For a person to receive benefits under the Workers’ Compensation Act, he or she must establish a valid contract of hire. Behrensen v. Whitaker, 10 Va.App. 364, 392 S.E.2d 508 (1990). “Pursuant to the Immigration Reform and Control Act of 1986 (IRCA), [an illegal alien] could not lawfully be employed and legally work in this country, absent a change in his status.” Manis, 13 Va.App. at 294, 411 S.E.2d at 235. Because claimant did not “cure” his illegal status, he was ineligible to lawfully enter into the contract for hire.
“Findings of fact by the commission are conclusive and binding on an appellate court if supported by credible evidence.” Id. The evidence clearly established that (1) claimant intentionally misrepresented that he was legally able to work at the time of his hire; (2) that employer reasonably relied on the information provided by claimant in making its employ*88ment decision; and (3) but for claimant’s hire he would not have been injured in the course of the employment.

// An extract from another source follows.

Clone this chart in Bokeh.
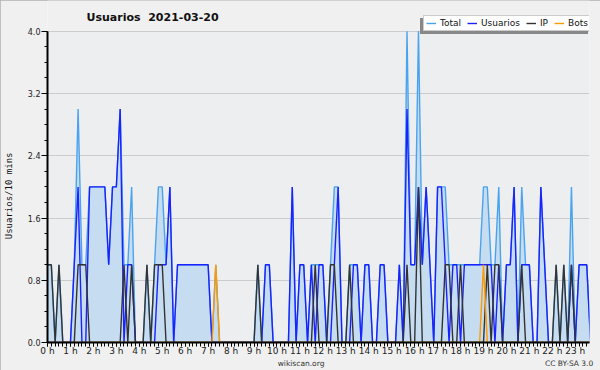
from bokeh.plotting import figure
from bokeh.models import (FixedTicker, Legend, LegendItem, LinearAxis, Range1d,
                          Label, BoxAnnotation)
from bokeh.embed import file_html
from bokeh.resources import INLINE

# ---- data (10-minute slots) ----
slots = [i / 6 for i in range(144)]  # hour of day for each 10-min slot

usuarios = [0, 0, 0, 0, 0, 0, 0, 1, 2, 0,
            0, 2, 2, 2, 2, 2, 1, 2, 2, 3,
            0, 1, 1, 0, 0, 0, 0, 0, 0, 1,
            1, 1, 2, 0, 1, 1, 1, 1, 1, 1,
            1, 1, 1, 0, 0, 0, 0, 0, 0, 0,
            0, 0, 0, 0, 0, 0, 0, 1, 1, 0,
            0, 0, 0, 0, 2, 0, 1, 1, 0, 1,
            0, 1, 1, 0, 0, 1, 2, 0, 0, 0,
            1, 1, 0, 1, 1, 0, 0, 1, 1, 0,
            0, 0, 1, 0, 3, 1, 1, 2, 1, 2,
            1, 0, 2, 2, 1, 0, 1, 1, 0, 1,
            1, 1, 1, 1, 1, 1, 1, 0, 1, 0,
            1, 1, 2, 0, 1, 1, 1, 0, 0, 2,
            1, 0, 0, 0, 0, 0, 0, 1, 0, 1,
            1, 1, 0, 0]

ip = [1, 1, 0, 1, 0, 0, 0, 0, 1, 1,
      1, 0, 0, 0, 0, 0, 0, 0, 0, 0,
      1, 0, 1, 0, 0, 0, 1, 0, 1, 1,
      1, 0, 0, 0, 0, 0, 0, 0, 0, 0,
      0, 0, 0, 0, 0, 0, 0, 0, 0, 0,
      0, 0, 0, 0, 0, 1, 0, 0, 0, 0,
      0, 0, 0, 0, 0, 0, 0, 0, 0, 0,
      1, 0, 0, 0, 1, 1, 0, 0, 0, 1,
      0, 0, 0, 0, 0, 0, 0, 0, 0, 0,
      0, 0, 0, 0, 1, 0, 0, 2, 0, 0,
      0, 0, 0, 0, 1, 1, 0, 0, 1, 0,
      0, 0, 0, 0, 0, 1, 0, 1, 1, 0,
      0, 0, 0, 0, 1, 0, 0, 0, 0, 0,
      0, 0, 0, 1, 0, 1, 0, 1, 0, 0,
      0, 0, 0, 0]

bots = [0] * 44 + [1] + [0] * 69 + [1] + [0] * 29

total = [1, 1, 0, 1, 0, 0, 0, 1, 3, 1,
         1, 2, 2, 2, 2, 2, 1, 2, 2, 3,
         1, 1, 2, 0, 0, 0, 1, 0, 1, 2,
         2, 1, 2, 0, 1, 1, 1, 1, 1, 1,
         1, 1, 1, 0, 1, 0, 0, 0, 0, 0,
         0, 0, 0, 0, 0, 1, 0, 1, 1, 0,
         0, 0, 0, 0, 2, 0, 1, 1, 0, 1,
         1, 1, 1, 0, 1, 2, 2, 0, 0, 1,
         1, 1, 0, 1, 1, 0, 0, 1, 1, 0,
         0, 0, 1, 0, 4, 1, 1, 4, 1, 2,
         1, 0, 2, 2, 2, 1, 1, 1, 1, 1,
         1, 1, 1, 1, 2, 2, 1, 1, 2, 0,
         1, 1, 2, 0, 2, 1, 1, 0, 0, 2,
         1, 0, 0, 1, 0, 1, 0, 2, 0, 1,
         1, 1, 0, 0]

hour_ticks = list(range(24))
hour_labels = {h: f"{h} h" for h in hour_ticks}
y_ticks = [0.0, 0.8, 1.6, 2.4, 3.2, 4.0]

title_text = "Usuarios\u00a0 2021-03-20"
series_names = ["Total", "Usuarios", "IP", "Bots"]
footer_texts = {11.05: "wikiscan.org", 22.73: "CC BY-SA 3.0"}

Y_MAX = y_ticks[-1]
X_END = 23.62
# the frame reaches up to the top of the canvas so that title and legend can sit there
p = figure(width=600, height=370, output_backend="svg", toolbar_location=None,
           x_range=Range1d(0, X_END), y_range=Range1d(0, Y_MAX * 344 / 313),
           min_border_left=46, min_border_right=11, min_border_top=0, min_border_bottom=26,
           background_fill_color="#f0f0f0", border_fill_color="#f0f0f0",
           outline_line_color=None,
           styles={"outline": "1px solid #b0b0b0", "outline-offset": "-1px"})

# plot-area background only up to the top value of the axis
p.add_layout(BoxAnnotation(bottom=0, top=Y_MAX, fill_color="#eceef0", fill_alpha=1,
                           line_color=None, level="image"))

col_total = "#4aa3ee"
col_fill = "#c6dcf0"
col_user = "#1a22ff"
col_ip = "#333333"
col_bots = "#ff9900"

p.varea(x=slots, y1=[0] * len(slots), y2=total, fill_color=col_fill)
r_total = p.line(slots, total, line_color=col_total, line_width=1.4)
r_user = p.line(slots, usuarios, line_color=col_user, line_width=1.4)
r_ip = p.line(slots, ip, line_color=col_ip, line_width=1.4)
r_bots = p.line(slots, bots, line_color=col_bots, line_width=1.4)

# axes
p.xaxis.ticker = FixedTicker(ticks=hour_ticks, minor_ticks=[k / 6 for k in range(142)])
p.xaxis.major_label_overrides = hour_labels
p.xaxis.major_label_text_font = "DejaVu Sans"
p.xaxis.major_label_text_font_size = "9px"
p.xaxis.major_label_text_color = "#222222"
p.xaxis.major_tick_out = 4
p.xaxis.major_tick_in = 0
p.xaxis.minor_tick_out = 4
p.xaxis.minor_tick_in = 0
p.xaxis.major_label_standoff = -1
p.xaxis.axis_line_width = 2
p.xaxis.axis_line_color = "black"

p.yaxis.bounds = (0, Y_MAX)
p.yaxis.ticker = FixedTicker(ticks=y_ticks, minor_ticks=[k * 0.2 for k in range(21)])
p.yaxis.major_label_overrides = {t: f"{t:.1f}" for t in y_ticks}
p.yaxis.major_label_text_font = "DejaVu Sans"
p.yaxis.major_label_text_font_size = "8px"
p.yaxis.major_label_text_color = "#222222"
p.yaxis.major_tick_out = 6
p.yaxis.major_tick_in = 0
p.yaxis.minor_tick_out = 3
p.yaxis.minor_tick_in = 0
p.yaxis.major_label_standoff = 1
p.yaxis.axis_line_width = 2
p.yaxis.axis_line_color = "black"
# trailing no-break spaces move the centred label down to the plot's middle
p.yaxis.axis_label = "Usuarios/10 mins" + "\u00a0" * 9
p.yaxis.axis_label_text_font = "DejaVu Sans Mono"
p.yaxis.axis_label_text_font_size = "9px"
p.yaxis.axis_label_text_font_style = "normal"
p.yaxis.axis_label_text_color = "#111111"
p.yaxis.axis_label_standoff = 11

p.xgrid.grid_line_color = None
p.ygrid.grid_line_color = "#cccccc"
p.ygrid.grid_line_width = 1

# title inside the (extended) frame
p.add_layout(Label(x=1.70, y=Y_MAX * 1.043, text=title_text, text_align="left",
                   text_baseline="alphabetic", text_font="DejaVu Sans",
                   text_font_size="11px", text_font_style="bold", text_color="#111111"))

# footer texts as a bare extra axis below the time axis
foot = LinearAxis(ticker=FixedTicker(ticks=list(footer_texts.keys()), minor_ticks=[]),
                  major_label_overrides=footer_texts,
                  axis_line_color=None, major_tick_line_color=None,
                  minor_tick_line_color=None, major_tick_out=0, major_tick_in=0,
                  major_label_standoff=0,
                  major_label_text_font="DejaVu Sans", major_label_text_font_size="7.5px",
                  major_label_text_color="#333333")
p.add_layout(foot, "below")

# legend with a drop shadow (a grey copy underneath, shifted left and down)
dummies = [p.line([], [], line_alpha=0) for _ in series_names]
legend_style = dict(orientation="horizontal", label_text_font="DejaVu Sans",
                    label_text_font_size="9px", glyph_width=10, glyph_height=8,
                    label_width=5, label_height=10, label_standoff=4, spacing=6,
                    padding=2, margin=0)
shadow = Legend(items=[LegendItem(label=n, renderers=[d]) for n, d in zip(series_names, dummies)],
                location=(373, 308.5), background_fill_color="#888888", background_fill_alpha=1,
                border_line_color="#888888", label_text_alpha=0, **legend_style)
p.add_layout(shadow)

legend = Legend(items=[LegendItem(label=n, renderers=[r]) for n, r in
                       zip(series_names, [r_total, r_user, r_ip, r_bots])],
                location=(376, 311.5), background_fill_color="white", background_fill_alpha=1,
                border_line_color="#999999", label_text_color="#111111", **legend_style)
p.add_layout(legend)

open("out.html", "w").write(file_html(p, INLINE))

Accordingly, credible evidence supports the commission’s decision to deny claimant benefits.
Affirmed.
. Because we affirm on the "eligibility” question, we do not address the "discovery” issue raised by claimant.

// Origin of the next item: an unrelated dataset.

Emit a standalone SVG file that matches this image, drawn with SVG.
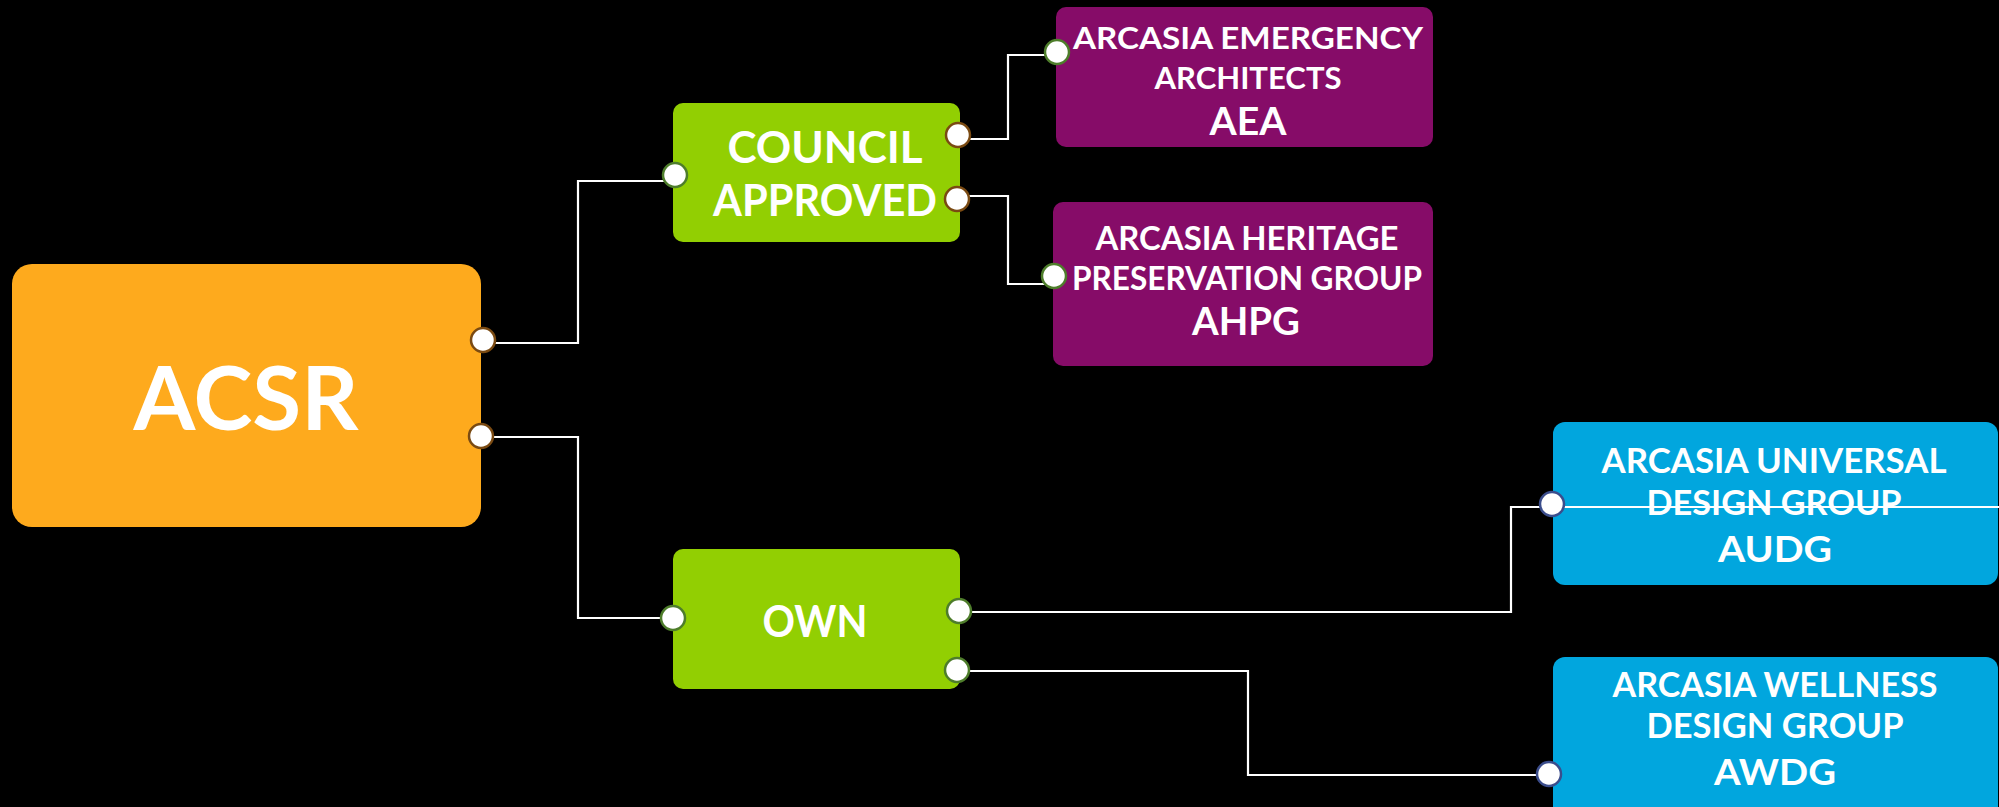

. Additionally, claimant argues that the commission denied him benefits solely because of his immigration status and attempts to make an equal protection argument. Because we hold that claimant was not denied benefits due to his immigration status, this argument is without merit. See Manis Constr. Co. v. Arellano, 13 Va.App. 292, 295, 411 *84S.E.2d 233, 235 (1991) (claimant's status as an illegal alien does not exclude him from workers’ compensation benefits; rather, his "resulting inability to properly satisfy requirements imposed on every employee/claimant under Virginia law” will preclude him from the Act).

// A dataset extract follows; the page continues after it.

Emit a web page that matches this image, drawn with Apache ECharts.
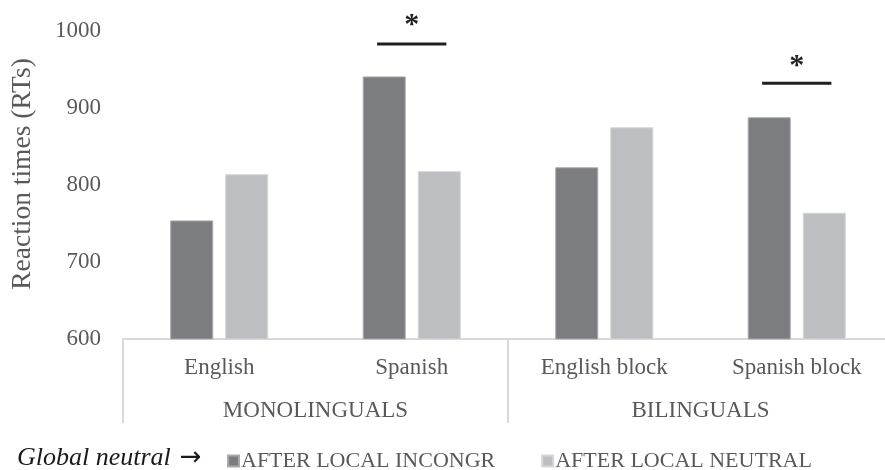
<!DOCTYPE html>
<html>
<head>
<meta charset="utf-8">
<script src="https://cdn.jsdelivr.net/npm/echarts@6/dist/echarts.min.js"></script>
<style>
  html, body { margin: 0; padding: 0; background: #fff; }
  #chart { width: 885px; height: 470px; }
</style>
</head>
<body>
<div id="chart"></div>
<script>
// Reaction times by language context and group
const categories = ['English', 'Spanish', 'English block', 'Spanish block'];
const groups = ['MONOLINGUALS', 'BILINGUALS'];
const seriesNames = ['AFTER LOCAL INCONGR', 'AFTER LOCAL NEUTRAL'];
const afterIncongr = [754, 941, 823, 888];
const afterNeutral = [814, 818, 875, 764];
const yTicks = { min: 600, max: 1000, step: 100 };

// Significance markers: category, height of the bracket, height of the star
const sigCategories = ['Spanish', 'Spanish block'];
const sigLineValues = [983, 932];
const sigStarValues = [1008, 954];

const serif = '"Liberation Serif", "DejaVu Serif", serif';
const textGray = '#595959';
const axisGray = '#d9d9d9';

const chart = echarts.init(document.getElementById('chart'), null, { renderer: 'canvas' });

const sigData = sigCategories.map((c, i) => [categories.indexOf(c), sigLineValues[i], sigStarValues[i]]);

chart.setOption({
  animation: false,
  backgroundColor: '#ffffff',
  title: {
    text: '{t|Global neutral} {a|\u2192}',
    left: 17,
    top: 445,
    padding: 0,
    textStyle: {
      fontWeight: 'normal',
      rich: {
        t: { fontFamily: serif, fontStyle: 'italic', fontWeight: 'normal', fontSize: 26, color: '#1a1a1a' },
        a: { fontFamily: '"DejaVu Sans", sans-serif', fontStyle: 'normal', fontWeight: 'normal', fontSize: 26, color: '#1a1a1a', padding: [0, 0, 0, 4] }
      }
    }
  },
  legend: {
    data: seriesNames,
    left: 227,
    top: 450,
    padding: 0,
    icon: 'rect',
    itemWidth: 11,
    itemHeight: 11,
    itemGap: 46,
    textStyle: { fontFamily: serif, fontSize: 22, color: textGray, padding: [0, 0, 0, -3] }
  },
  grid: { left: 123, top: 31, width: 770, bottom: 131, containLabel: false, outerBoundsMode: 'none' },
  xAxis: [
    {
      type: 'category',
      data: categories,
      position: 'bottom',
      axisLine: { show: true, lineStyle: { color: axisGray, width: 2 } },
      axisTick: { show: false },
      axisLabel: { fontFamily: serif, fontSize: 23, color: textGray, margin: 17 }
    },
    {
      type: 'category',
      data: groups,
      position: 'bottom',
      axisLine: { show: false },
      axisTick: { show: true, length: 84, interval: 0, lineStyle: { color: axisGray, width: 2 } },
      axisLabel: { fontFamily: serif, fontSize: 23, color: textGray, margin: 60 }
    }
  ],
  yAxis: {
    type: 'value',
    min: yTicks.min,
    max: yTicks.max,
    interval: yTicks.step,
    name: 'Reaction times (RTs)',
    nameLocation: 'middle',
    nameRotate: 90,
    nameGap: 86,
    nameTextStyle: { fontFamily: serif, fontSize: 27.5, color: textGray, padding: [0, 0, 0, 22] },
    axisLine: { show: false },
    axisTick: { show: false },
    splitLine: { show: false },
    axisLabel: {
      fontFamily: serif, fontSize: 23, color: textGray, margin: 22,
      formatter: function (v) { return String(v); }
    }
  },
  series: [
    {
      name: seriesNames[0],
      type: 'bar',
      data: afterIncongr,
      barWidth: 43,
      barGap: '28%',
      itemStyle: { color: '#7c7d81', borderColor: '#a9aaad', borderWidth: 1 }
    },
    {
      name: seriesNames[1],
      type: 'bar',
      data: afterNeutral,
      barWidth: 43,
      barGap: '28%',
      itemStyle: { color: '#bdbec2', borderColor: '#d6d7da', borderWidth: 1 }
    },
    {
      type: 'custom',
      data: sigData,
      clip: false,
      silent: true,
      z: 10,
      renderItem: function (params, api) {
        const lineP = api.coord([api.value(0), api.value(1)]);
        const starP = api.coord([api.value(0), api.value(2)]);
        const band = api.size([1, 0])[0];
        const half = band * 0.18;
        return {
          type: 'group',
          children: [
            {
              type: 'line',
              shape: { x1: lineP[0] - half, y1: lineP[1], x2: lineP[0] + half, y2: lineP[1] },
              style: { stroke: '#231f20', lineWidth: 3 }
            },
            {
              type: 'text',
              style: {
                text: '*',
                x: starP[0],
                y: starP[1],
                align: 'center',
                verticalAlign: 'middle',
                font: 'bold 30px "Liberation Serif", serif',
                fill: '#231f20'
              }
            }
          ]
        };
      }
    }
  ]
});
</script>
</body>
</html>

. Virginia follows the "majority view” that “[a] false representation as to physical condition or health made by an employee in procuring employment will preclude workers’ compensation benefits for an otherwise compensable injury if a causal relationship between the injury and the false representation is shown and if it is also shown that (1) the employee knew the representation to be false, (2) the employer relied upon the false representation, and (3) such reliance resulted in the consequent injury to the employee.” McDaniel v. Colonial Mechanical Corp., 3 Va.App. 408, 411-12, 350 S.E.2d 225, 227 (1986) (emphasis added). See also IB Arthur Larson, The Law of Workmen’s Compensation § 47.53 (1996).
In addressing the "causal connection” requirement in fraudulent misrepresentation cases, the courts of other states use different approaches. First, some do not adopt the three-prong test articulated in Larson, but defer to their legislatures to provide a defense for fraud. Others adopt the Larson test, but require the employer to prove the causal link by more than mere testimony stating that the claimant would not have been hired absent the misrepresentation. See Dunnell v. Robbins Warehouse, 465 So.2d 648 (Fla.Dist.Ct.App.1985). Finally, many employ the test adopted by Virginia and place the burden on the employer to show a causal connection between claimant's misrepresentation and his subsequent injury. These states allow the employer’s showing of reliance on the misrepresentation by hiring and employing *85claimant to establish the causal relation to the work-related injury. See, e.g., Bean v. Hungerford Mechanical Corp., 16 Va.App. 183, 428 S.E.2d 762 (1993).
. In Manis, we distinguished Francisco v. Formwork Services, Inc., 65 O.I.C. 232 (1986). "In Francisco, the claimant was a direct employee of the employer, had direct contact with the employer, was known personally to the employer and spoke ‘little English.' Nevertheless, the employer never inquired into the employee’s work eligibility in the United States.... [T]he deputy commissioner found that the employer had hired the worker 'at its own peril’ and may not now use the 'illegal status’ as a defense to his claim.” Manis, 13 Va.App. at 295, 411 S.E.2d at 235 (quoting Francisco, 65 O.I.C. 232). We agree that an employer who participates, either actively or passively, in an employment deception cannot later claim protection under the Act.